What to produce » Identify and pull out each line of the entries in which "this" occurs.

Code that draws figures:
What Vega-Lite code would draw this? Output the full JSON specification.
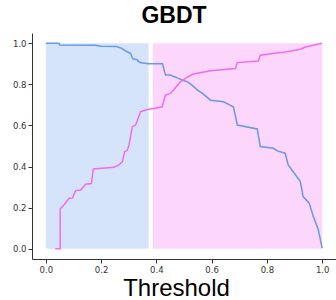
{
"$schema": "https://vega.github.io/schema/vega-lite/v6.json",
"width": 304, "height": 226,
"autosize": "none",
"padding": {"left": 32, "top": 33, "right": 0, "bottom": 41},
"background": "white",
"title": {"text": "GBDT", "fontSize": 23, "fontWeight": "bold", "font": "Liberation Sans", "color": "black", "anchor": "middle", "dx": -10, "offset": 5},
"config": {
  "view": {"stroke": null},
  "axis": {"grid": false, "domainColor": "#333", "tickColor": "#333", "labelColor": "#333", "labelFont": "DejaVu Sans", "labelFontSize": 8.5, "tickSize": 4, "labelPadding": 2, "domainWidth": 1}
},
"datasets": {
  "bands": [
    {"x": 0.0, "x2": 0.372, "y": 0, "y2": 1, "g": "left"},
    {"x": 0.387, "x2": 1.0, "y": 0, "y2": 1, "g": "right"}
  ],
  "blue": [
    {"i":0,"t":0.0,"v":1.0},{"i":1,"t":0.047,"v":1.0},{"i":2,"t":0.05,"v":0.992},{"i":3,"t":0.18,"v":0.99},{"i":4,"t":0.2,"v":0.985},{"i":5,"t":0.256,"v":0.984},{"i":6,"t":0.275,"v":0.975},{"i":7,"t":0.289,"v":0.963},{"i":8,"t":0.307,"v":0.95},{"i":9,"t":0.314,"v":0.925},{"i":10,"t":0.33,"v":0.92},{"i":11,"t":0.336,"v":0.91},{"i":12,"t":0.345,"v":0.905},{"i":13,"t":0.372,"v":0.9},{"i":14,"t":0.422,"v":0.9},{"i":15,"t":0.433,"v":0.845},{"i":16,"t":0.45,"v":0.845},{"i":17,"t":0.47,"v":0.835},{"i":18,"t":0.495,"v":0.82},{"i":19,"t":0.513,"v":0.812},{"i":20,"t":0.53,"v":0.795},{"i":21,"t":0.549,"v":0.772},{"i":22,"t":0.567,"v":0.756},{"i":23,"t":0.596,"v":0.723},{"i":24,"t":0.643,"v":0.715},{"i":25,"t":0.665,"v":0.7},{"i":26,"t":0.679,"v":0.69},{"i":27,"t":0.693,"v":0.602},{"i":28,"t":0.765,"v":0.583},{"i":29,"t":0.776,"v":0.497},{"i":30,"t":0.823,"v":0.489},{"i":31,"t":0.84,"v":0.475},{"i":32,"t":0.866,"v":0.465},{"i":33,"t":0.877,"v":0.408},{"i":34,"t":0.895,"v":0.375},{"i":35,"t":0.921,"v":0.327},{"i":36,"t":0.931,"v":0.254},{"i":37,"t":0.953,"v":0.222},{"i":38,"t":0.968,"v":0.157},{"i":39,"t":0.986,"v":0.092},{"i":40,"t":1.0,"v":0.003}
  ],
  "pink": [
    {"i":0,"t":0.034,"v":0.0},{"i":1,"t":0.052,"v":0.0},{"i":2,"t":0.052,"v":0.193},{"i":3,"t":0.066,"v":0.214},{"i":4,"t":0.084,"v":0.246},{"i":5,"t":0.096,"v":0.247},{"i":6,"t":0.108,"v":0.283},{"i":7,"t":0.126,"v":0.286},{"i":8,"t":0.144,"v":0.314},{"i":9,"t":0.165,"v":0.317},{"i":10,"t":0.172,"v":0.388},{"i":11,"t":0.247,"v":0.397},{"i":12,"t":0.265,"v":0.408},{"i":13,"t":0.277,"v":0.424},{"i":14,"t":0.285,"v":0.472},{"i":15,"t":0.295,"v":0.48},{"i":16,"t":0.301,"v":0.505},{"i":17,"t":0.313,"v":0.594},{"i":18,"t":0.325,"v":0.602},{"i":19,"t":0.343,"v":0.667},{"i":20,"t":0.367,"v":0.678},{"i":21,"t":0.391,"v":0.683},{"i":22,"t":0.421,"v":0.691},{"i":23,"t":0.433,"v":0.748},{"i":24,"t":0.451,"v":0.756},{"i":25,"t":0.487,"v":0.812},{"i":26,"t":0.513,"v":0.836},{"i":27,"t":0.534,"v":0.85},{"i":28,"t":0.596,"v":0.866},{"i":29,"t":0.686,"v":0.877},{"i":30,"t":0.693,"v":0.906},{"i":31,"t":0.769,"v":0.914},{"i":32,"t":0.776,"v":0.942},{"i":33,"t":0.823,"v":0.95},{"i":34,"t":0.866,"v":0.958},{"i":35,"t":0.921,"v":0.971},{"i":36,"t":0.939,"v":0.982},{"i":37,"t":1.0,"v":1.0}
  ]
},
"layer": [
  {
    "data": {"name": "bands"},
    "mark": {"type": "rect"},
    "encoding": {
      "x": {"field": "x", "type": "quantitative", "scale": {"domain": [-0.05, 1.05], "nice": false, "zero": false},
            "axis": {"values": [0, 0.2, 0.4, 0.6, 0.8, 1.0], "format": ".1f", "title": "Threshold", "titleFont": "Liberation Sans", "titleFontSize": 24, "titleFontWeight": "normal", "titleColor": "black", "titleX": 144, "titleY": 36, "titleAlign": "center", "titleBaseline": "alphabetic", "titleAnchor": null}},
      "x2": {"field": "x2"},
      "y": {"field": "y", "type": "quantitative", "scale": {"domain": [-0.05, 1.05], "nice": false, "zero": false},
            "axis": {"values": [0, 0.2, 0.4, 0.6, 0.8, 1.0], "format": ".1f", "title": null}},
      "y2": {"field": "y2"},
      "color": {"field": "g", "type": "nominal", "scale": {"domain": ["left", "right"], "range": ["#d5e3fb", "#fdd6fb"]}, "legend": null}
    }
  },
  {
    "data": {"name": "blue"},
    "mark": {"type": "line", "color": "#6898e6", "strokeWidth": 1.5},
    "encoding": {
      "x": {"field": "t", "type": "quantitative"},
      "y": {"field": "v", "type": "quantitative"},
      "order": {"field": "i", "type": "quantitative"}
    }
  },
  {
    "data": {"name": "pink"},
    "mark": {"type": "line", "color": "#f06cf0", "strokeWidth": 1.5},
    "encoding": {
      "x": {"field": "t", "type": "quantitative"},
      "y": {"field": "v", "type": "quantitative"},
      "order": {"field": "i", "type": "quantitative"}
    }
  }
]
}
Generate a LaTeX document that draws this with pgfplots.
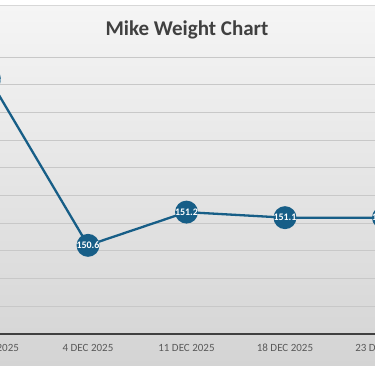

Exercise output »
What Vega-Lite code would draw this? Output the full JSON specification.
Generate a LaTeX document that draws this with pgfplots.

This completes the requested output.